In case performance of the CUDA code is of interest, Score-P can be configured to measure CUPTI metrics as follows (see Section 'CUDA Performance Measurement' ):

% export SCOREP_CUDA_ENABLE=gpu,kernel,idle

In case performance of the OpenCL code is of interest, Score-P can be configured to measure OpenCL events as follows (see Section 'OpenCL Performance Measurement' ):

% export SCOREP_OPENCL_ENABLE=api,kernel,memcpy

When the granularity offered by the automatic compiler instrumentation is not sufficient, one can use Score-P manual user instrumentation API (see Section 'Manual Region Instrumentation' ) for more fine-grained annotation of particular code segments. For example initialization code, solver or any other code segment of interest can be annotated.

In order to enable user instrumentation, an --user argument has to be passed to Score-P command prepending compiler and linker specification:

% MPIF77 = scorep --user mpif77

Below, the loop found on line ... in file ... is annotated as a user region:

#include "scorep/SCOREP_User.inc"
subroutine foo(...)
  ! Declarations
  SCOREP_USER_REGION_DEFINE( solve )
  ! Some code...
  SCOREP_USER_REGION_BEGIN( solve, "<solver>", \
                            SCOREP_USER_REGION_TYPE_LOOP )
  do i=1,100
    [...]
  end do
  SCOREP_USER_REGION_END( solve )
  ! Some more code...
end subroutine

This will appear as an additional region in the report.

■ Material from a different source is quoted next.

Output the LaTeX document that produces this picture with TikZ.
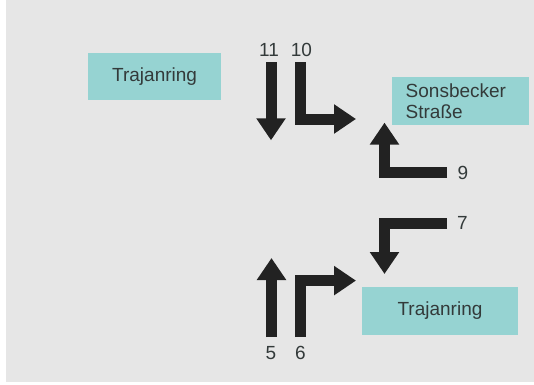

BT-MZ has to be recompiled and relinked in order to complete instrumentation.

% make clean

% make bt-mz CLASS=W NPROCS=4

After applying advanced configurations described above, summary collection with Score-P can be started as usual:

% mpiexec -np 4 ./bt-mz_W.4

Advanced summary report examination

After execution is finished, one can use scorep-score tool to verify the effect of filtering:

% scorep-score scorep_bt-mz_W_4x4_sum_with_filter/profile.cubex
Estimated aggregate size of event trace (total_tbc):
                     20210360 bytes
Estimated requirements for largest trace buffer (max_tbc):
                     6290888 bytes
(hint: When tracing set SCOREP_TOTAL_MEMORY > max_tbc to avoid
intermediate flushes
or reduce requirements using file listing names of USR regions
to be filtered.)
flt type         max_tbc         time      % region
     ALL         6290888       241.77  100.0 ALL
     OMP         5853120       168.94   69.9 OMP
     COM          343344        35.57   14.7 COM
     MPI           93776        37.25   15.4 MPI
     USR             672         0.01    0.0 USR

The report above shows significant reduction in runtime (due to elimination of the overhead) not only in USR regions but also in MPI/OMP regions as well.

Now, the extended summary report can be interactively explored using CUBE:

% cube scorep_bt-mz_W_4x4_sum_with_filter/profile.cubex

or ParaProf:

% paraprof scorep_bt-mz_W_4x4_sum_with_filter/profile.cubex

Event trace collection and examination

After exploring extended summary report, additional insight into performance of BT-MZ can be gained by performing trace collection. In order to do so, Score-P has to be configured to perform tracing by setting corresponding variable to true and disabling profile generation:

% export SCOREP_ENABLE_TRACING=true

% export SCOREP_ENABLE_PROFILING=false

Additionally it is recommended to set a meaningful experiment directory name:

% export SCOREP_EXPERIMENT_DIRECTORY=scorep_bt-mz_W_4x4_trace

After BT-MZ execution is finished, a separate trace file per thread is written into the new experiment directory. In order to explore it, Vampir tool can be used:

% vampir scorep_bt-mz_W_4x4_trace/traces.otf2

Please consider that traces can become extremely large and unwieldy, because the size of the trace is proportional to number of processes/threads (width), duration (length) and detail (depth) of measurement. When the trace is too large to hold in the memory allocated by Score-P, flushes can happen. Unfortunately the resulting traces are of little value, since uncoordinated flushes result in cascades of distortion.

Traces should be written to a parallel file system, e.g., to /work or /scratch which are typically provided for this purpose.